How many times, upon moving to the West, was my pronunciation of Ventura or Ojai corrected? Or, Nevada? Saying these names like a local makes you part of the group. It’s as if two places exist, an inside and an outside. There is an imaginary place called San Fran; and there is a real place, where people live, only ever called SF, the City, or San Francisco. Of course these names change and that’s what Webster was tracing with his ‘just orthography.’ He writes:

“The orthography of Indian names has not, in every instance, been well adjusted by American authors. Many of these names still retain the French orthography, found in the writings of the first discoverers or early travellers; but the practice of writing such words in the French manner ought to be discountenanced. How does an unlettered American know the pronunciation of the names, ouisconsin or ouabasche, in this French dress? Would he suspect the pronunciation to be Wisconsin and Waubosh?”

Webster’s history of habitation only goes so far. He notes the original place names (or the words thought to be place names), but only to appropriate them, like the land that they referred to was appropriated by the people who spoke these words with English or French accents. Webster maintains:

“Our citizens ought not to be thus perplexed with an orthography, to which they are strangers. Nor ought the harsh guttural sounds of the natives to be retained in such words as Shawangunk, and many others. Where popular practice has softened and abridged words of this kind, the change has been made in conformity with the genius of our language, which is accommodated to a civilized people; and the orthography ought to be conformed to the practice of speaking.

“The true pronunciation of the name of a place, is that which prevails in and near the place. — I have always sought for this, but am apprehensive, that, in some instances, my information may not be correct.”

What if, by failing the true pronunciation, that place did not exist for the settlers who colonized Indian land? Indigenous languages were not meant to be spoken by French or English tongues. They were not written in Roman characters. But, that didn’t stop the colonists from creating an orthography and writing these words over squares on a map.

This is the orthography of false justice. These words, whether in their French or English dress, were used to claim lands and remove the people who spoke their true names. The true pronunciation of the name of a place, is that which prevails in and near the place.

The small town of Ashland, where this book was last used, was unceded territory of the Nipmuc people.

English colonizers established a settlement of so-called “praying Indians,” or people who’d been converted to Christianity, in the Ashland area in the seventeenth century. During the resistance movement later called King Philip’s War, many indigenous people were interned on Deer Island, one of the Boston Harbor Islands.

Islands were used for indigenous isolation elsewhere in New England. In Maine, the Penobscot people, whose ancestral homelands once covered more than half the state, were relegated to a reservation that included Indian Island, a small island in the Penobscot River. This was where Frank Siebert, a white linguist, moved to render in “just orthography” the language of Penobscot in the middle of the twentieth century. At the time, after generations of abuse in residential schools, the language was only spoken by two dozen elders on Indian Island in the mid-twentieth century. By writing and publishing a Penobscot dictionary, Siebert laid claim to the language that had been beaten out of its native speakers.
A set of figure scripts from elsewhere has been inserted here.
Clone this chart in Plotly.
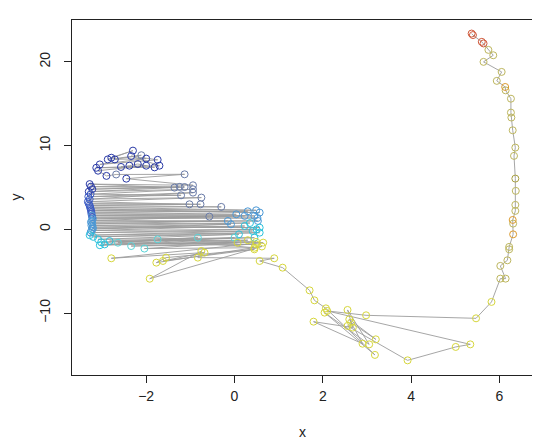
import plotly.graph_objects as go

# --- trajectory, in data units, in drawing order ---

# top swirl of the path (dark blue)
swirl_x = [-2.79, -2.30, -2.87, -2.11, -2.71, -2.00, -3.05, -1.74, -2.34, -1.70,
           -3.13, -1.81, -2.19, -2.38, -2.57, -2.00, -3.09, -2.90, -2.68, -1.13]
swirl_y = [8.55, 9.40, 8.35, 8.85, 8.35, 8.45, 7.75, 8.30, 8.75, 7.60,
           7.35, 7.40, 7.80, 7.60, 7.45, 7.60, 7.00, 6.38, 6.55, 6.57]
swirl_c = ["navy", "navy", "navy", "slate", "navy", "navy", "navy", "navy", "navy", "navy",
           "navy", "navy", "navy", "navy", "navy", "navy", "navy", "navy", "slate", "slate"]

# zig-zag rows of the left cluster: left end, then right end
row_left_x = [-2.45, -3.28, -3.25, -3.22, -3.30, -3.26, -3.31, -3.28, -3.32, -3.30,
              -3.28, -3.27, -3.26, -3.25, -3.24, -3.24, -3.23, -3.22, -3.21, -3.23,
              -3.25, -3.22, -3.24, -3.21, -3.21, -3.24, -3.26, -3.28, -3.20,
              -3.09, -3.02, -3.05, -2.94, -2.83, -2.64, -2.34, -2.04]
row_left_y = [6.05, 5.40, 5.10, 4.80, 4.50, 4.20, 3.90, 3.60, 3.30, 3.05,
              2.85, 2.65, 2.45, 2.25, 2.05, 1.85, 1.65, 1.45, 1.25, 1.05,
              0.85, 0.65, 0.45, 0.25, 0.05, -0.15, -0.40, -0.70, -0.90,
              -1.20, -1.55, -1.90, -1.80, -1.40, -1.60, -2.00, -2.30]
row_right_x = [-0.94, -1.36, -1.24, -1.13, -0.94, -1.21, -0.94, -0.75, -1.02, -0.77,
               -0.30, 0.49, 0.57, 0.30, 0.04, 0.45, -0.57, 0.52, 0.23, 0.53,
               -0.15, 0.35, 0.57, -0.08, 0.23, 0.50, 0.41, 0.57, 0.10,
               0.45, 0.00, 0.49, 0.30, -0.83, 0.49, 0.07, 0.45]
row_right_y = [5.26, 4.98, 5.07, 5.05, 4.78, 4.06, 4.38, 3.79, 2.99, 2.99,
               2.68, 2.27, 2.00, 2.15, 1.79, 1.60, 1.52, 1.35, 1.60, 1.00,
               1.00, 0.75, 0.20, 0.60, 0.40, 0.00, -0.20, -0.40, -0.60,
               -1.00, -1.00, -1.50, -1.30, -1.00, -1.80, -1.60, -2.20]
row_left_c = ["navy", "navy", "navy", "navy", "navy", "blue", "blue", "blue", "blue", "blue",
              "blue", "blue", "blue", "blue", "blue", "blue", "sky", "blue", "sky", "sky",
              "sky", "sky", "sky", "sky", "sky", "sky", "sky", "cyan", "cyan",
              "cyan", "cyan", "cyan", "cyan", "cyan", "aqua", "aqua", "aqua"]
row_right_c = ["slate", "slate", "slate", "slate", "slate", "slate", "slate", "slate", "slate", "slate",
               "slate", "sky", "sky", "sky", "sky", "sky", "slate", "sky", "sky", "sky",
               "sky", "cyan", "cyan", "sky", "cyan", "cyan", "cyan", "cyan", "cyan",
               "cyan", "aqua", "yellow", "yellow", "aqua", "yellow", "yellow", "yellow"]

# yellow points below the cluster
low_x = [-1.74, 0.65, -2.79, -0.68, -1.62, 0.45, -1.55, -1.77, 0.62, -1.92,
         -0.75, -0.83, 0.90, 0.57, 1.09]
low_y = [-1.20, -1.59, -3.46, -2.78, -3.78, -2.39, -3.38, -3.98, -2.05, -5.90,
         -2.59, -3.38, -3.46, -3.78, -4.58]
low_c = ["aqua", "yellow", "yellow", "yellow", "yellow", "yellow", "yellow", "yellow", "yellow", "yellow",
         "yellow", "yellow", "yellow", "yellow", "yellow"]

# tangle in the lower middle
mid_x = [1.70, 1.81, 2.07, 3.18, 2.04, 3.05, 2.56, 2.68, 1.79, 2.90,
         2.60, 3.20, 2.64, 2.56, 3.92, 5.01, 5.34, 2.10, 2.98, 5.47, 5.82]
mid_y = [-7.29, -8.48, -9.44, -15.00, -9.95, -13.74, -9.63, -11.74, -11.03, -13.66,
         -10.75, -13.14, -11.15, -11.54, -15.65, -14.05, -13.74, -9.75, -10.27, -10.63, -8.67]
mid_c = ["yellow"] * len(mid_x)

# arc up the right side
arc_x = [6.02, 6.14, 6.02, 6.18, 6.22, 6.22, 6.31, 6.31, 6.30, 6.36,
         6.36, 6.37, 6.36, 6.33, 6.36, 6.30, 6.27, 6.26, 6.26, 6.14,
         6.13, 5.94, 6.05, 5.64, 5.86, 5.75, 5.64, 5.60, 5.40, 5.37]
arc_y = [-5.89, -5.89, -4.37, -3.70, -2.39, -2.10, -0.60, 0.68, 1.12, 2.20,
         2.92, 4.59, 6.06, 8.77, 9.76, 11.83, 13.35, 13.94, 15.60, 16.60,
         17.00, 17.73, 18.80, 20.00, 20.79, 21.43, 22.20, 22.39, 23.20, 23.38]
arc_c = ["olive", "olive", "olive", "olive", "olive", "olive", "orange", "olive", "orange", "olive",
         "olive", "olive", "khaki", "olive", "olive", "olive", "olive", "olive", "olive", "olive",
         "orange", "olive", "olive", "olive", "olive", "olive", "red", "red", "red", "red"]

PALETTE = {
    "navy": "#2a3aa6", "blue": "#3c5cc4", "slate": "#6a7ca8", "sky": "#4a98d6",
    "cyan": "#2cc2dc", "aqua": "#5ad4d8", "yellow": "#d6d63c", "olive": "#bdb65e",
    "khaki": "#a8a040", "orange": "#dc9a2c", "red": "#d05a3c",
}

xs, ys, cs = list(swirl_x), list(swirl_y), list(swirl_c)
for i in range(len(row_left_x)):
    xs += [row_left_x[i], row_right_x[i]]
    ys += [row_left_y[i], row_right_y[i]]
    cs += [row_left_c[i], row_right_c[i]]
for sx, sy, sc in [(low_x, low_y, low_c), (mid_x, mid_y, mid_c), (arc_x, arc_y, arc_c)]:
    xs += sx
    ys += sy
    cs += sc

fig = go.Figure()
fig.add_trace(go.Scatter(x=xs, y=ys, mode="lines",
                         line=dict(color="#9c9c9c", width=0.9), hoverinfo="skip"))
fig.add_trace(go.Scatter(x=xs, y=ys, mode="markers",
                         marker=dict(symbol="circle-open", size=7,
                                     color=[PALETTE[c] for c in cs],
                                     line=dict(width=1))))

axis_common = dict(showgrid=False, zeroline=False, showline=True, mirror=True,
                   linecolor="#222", linewidth=1, ticks="outside", ticklen=7,
                   tickcolor="#222", tickfont=dict(size=14, color="#222"),
                   automargin=False)
fig.update_layout(
    width=540, height=444,
    margin=dict(l=64, r=15, t=12, b=77),
    paper_bgcolor="white", plot_bgcolor="white",
    font=dict(family="Liberation Sans, Arial, sans-serif", size=14, color="#222"),
    showlegend=False,
    xaxis=dict(range=[-3.68, 6.76], tickvals=[-2, 0, 2, 4, 6], ticklabelstandoff=1,
               **axis_common),
    yaxis=dict(range=[-17.4, 25.0], tickvals=[-10, 0, 10, 20], tickangle=-90,
               ticklabelstandoff=8, **axis_common),
)

# axis titles placed like R's mtext lines
fig.add_annotation(text="x", xref="paper", yref="paper", x=0.5, y=0,
                   xanchor="center", yanchor="middle", yshift=-57,
                   showarrow=False, font=dict(size=14))
fig.add_annotation(text="y", xref="paper", yref="paper", x=0, y=0.5,
                   xanchor="center", yanchor="middle", xshift=-57, textangle=-90,
                   showarrow=False, font=dict(size=14))

fig.write_html("out.html")
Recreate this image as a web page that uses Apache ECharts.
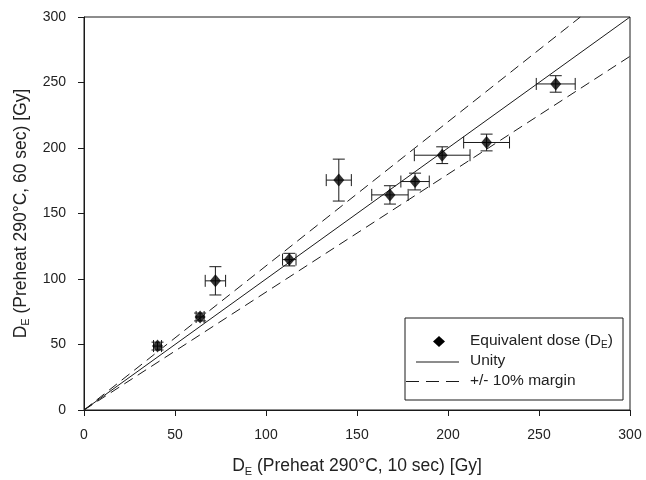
<!DOCTYPE html>
<html>
<head>
<meta charset="utf-8">
<script src="https://cdn.jsdelivr.net/npm/echarts@6/dist/echarts.min.js"></script>
<style>
  html, body { margin: 0; padding: 0; background: #fff; }
  #chart { width: 646px; height: 480px; }
</style>
</head>
<body>
<div id="chart"></div>
<script>
// measured values (Gy)
const doseX = [40.4, 63.8, 72.2, 112.8, 140.0, 168.1, 181.9, 196.8, 221.2, 259.2];
const doseY = [48.8, 71.0, 98.6, 114.8, 175.5, 164.2, 174.4, 194.5, 204.2, 248.9];
const errX = [2.2, 2.2, 5.6, 3.7, 6.9, 10.0, 7.8, 15.3, 12.6, 10.7];
const errY = [3.0, 3.0, 10.8, 4.8, 16.0, 7.0, 6.4, 6.4, 6.4, 6.3];

// reference lines
const unityLine = [[0, 0], [300, 300]];
const upperLine = [[0, 0], [272.73, 300]];
const lowerLine = [[0, 0], [300, 270]];

const chart = echarts.init(document.getElementById('chart'));

const points = doseX.map((x, i) => [x, doseY[i]]);
const errRows = doseX.map((x, i) => [x, doseY[i], errX[i], errY[i]]);

const font = 'Liberation Sans, Arial, sans-serif';
const ink = '#1a1a1a';
const cap = 6;

// error bars drawn through the axis scales
function renderErr(params, api) {
  const x = api.value(0), y = api.value(1), ex = api.value(2), ey = api.value(3);
  const c = api.coord([x, y]);
  const l = api.coord([x - ex, y]);
  const r = api.coord([x + ex, y]);
  const t = api.coord([x, y + ey]);
  const b = api.coord([x, y - ey]);
  const st = { stroke: ink, lineWidth: 1 };
  const seg = (x1, y1, x2, y2) => ({ type: 'line', shape: { x1, y1, x2, y2 }, style: st });
  return {
    type: 'group',
    children: [
      seg(l[0], c[1], r[0], c[1]),
      seg(l[0], c[1] - cap, l[0], c[1] + cap),
      seg(r[0], c[1] - cap, r[0], c[1] + cap),
      seg(c[0], t[1], c[0], b[1]),
      seg(c[0] - cap, t[1], c[0] + cap, t[1]),
      seg(c[0] - cap, b[1], c[0] + cap, b[1])
    ]
  };
}

const axisCommon = {
  type: 'value',
  min: 0,
  max: 300,
  interval: 50,
  splitLine: { show: false },
  axisLine: { show: true, lineStyle: { color: ink, width: 1 } },
  axisTick: { show: true, inside: false, length: 6, lineStyle: { color: ink } },
  axisLabel: { color: '#222', fontSize: 14, fontFamily: font, margin: 18 },
  nameLocation: 'middle',
  nameTextStyle: {
    rich: {
      a: { fontSize: 17.5, fontFamily: font, color: '#222' },
      s: { fontSize: 11, fontFamily: font, color: '#222', padding: [10, 0, 0, 0] }
    }
  }
};

const legendRich = {
  a: { fontSize: 15.5, fontFamily: font, fill: '#222' },
  s: { fontSize: 10, fontFamily: font, fill: '#222', padding: [8, 0, 0, 0] }
};

chart.setOption({
  animation: false,
  grid: {
    left: 84, right: 16, top: 17, bottom: 70,
    containLabel: false, outerBoundsMode: 'none',
    show: true, borderColor: ink, borderWidth: 1
  },
  xAxis: Object.assign({}, axisCommon, {
    name: '{a|D}{s|E}{a| (Preheat 290°C, 10 sec) [Gy]}',
    nameGap: 46
  }),
  yAxis: Object.assign({}, axisCommon, {
    name: '{a|D}{s|E}{a| (Preheat 290°C, 60 sec) [Gy]}',
    nameGap: 47
  }),
  series: [
    {
      type: 'line', data: unityLine, symbol: 'none', silent: true,
      lineStyle: { color: ink, width: 1 }
    },
    {
      type: 'line', data: upperLine, symbol: 'none', silent: true,
      lineStyle: { color: ink, width: 1, type: [10, 6] }
    },
    {
      type: 'line', data: lowerLine, symbol: 'none', silent: true,
      lineStyle: { color: ink, width: 1, type: [10, 6] }
    },
    {
      type: 'custom', data: errRows, renderItem: renderErr,
      encode: { x: 0, y: 1 }, z: 3
    },
    {
      type: 'scatter', data: points, symbol: 'diamond', symbolSize: [11, 13],
      itemStyle: { color: '#000' }, z: 4
    }
  ],
  graphic: [
    {
      type: 'rect', shape: { x: 405, y: 318, width: 218, height: 82 },
      style: { fill: '#fff', stroke: ink, lineWidth: 1 }, z: 10
    },
    {
      type: 'polygon', z: 11,
      shape: { points: [[439, 336], [445, 341.5], [439, 347], [433, 341.5]] },
      style: { fill: '#000' }
    },
    {
      type: 'line', z: 11, shape: { x1: 416, y1: 362, x2: 459, y2: 362 },
      style: { stroke: ink, lineWidth: 1 }
    },
    {
      type: 'line', z: 11, shape: { x1: 406, y1: 381.5, x2: 459, y2: 381.5 },
      style: { stroke: ink, lineWidth: 1, lineDash: [13, 7] }
    },
    {
      type: 'text', z: 11,
      style: {
        x: 470, y: 341, verticalAlign: 'middle',
        text: '{a|Equivalent dose (D}{s|E}{a|)}',
        rich: legendRich
      }
    },
    {
      type: 'text', z: 11,
      style: { x: 470, y: 361, verticalAlign: 'middle', text: 'Unity', fontSize: 15.5, fontFamily: font, fill: '#222' }
    },
    {
      type: 'text', z: 11,
      style: { x: 470, y: 381, verticalAlign: 'middle', text: '+/- 10% margin', fontSize: 15.5, fontFamily: font, fill: '#222' }
    }
  ]
});
</script>
</body>
</html>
By dint of the same copyright law that allowed Noah Webster to profit from his laying claim to American English, Siebert took legal ownership of Penobscot. For all its rhetoric of freedom, the American Spelling Book exercised command over the land by teaching non-native speakers, the English, a command of the language of native place names.

Signing off, from the unceded ancestral lands of the Ramaytush Ohlone peoples, I leave you with this description, from Native Lands:

“Ramaytush is a linguistic designation for a dialect of the Costanoan language that was spoken by the original peoples of the San Francisco Peninsula. Most descendants of the indigenous groups of the San Francisco Bay Area, however, refer to themselves as Ohlone while a few others use Costanoan.”

The true pronunciation of the name of a place, is that which prevails in and near the place.I have always sought for this, but am apprehensive, that, in some instances, my information may not be correct.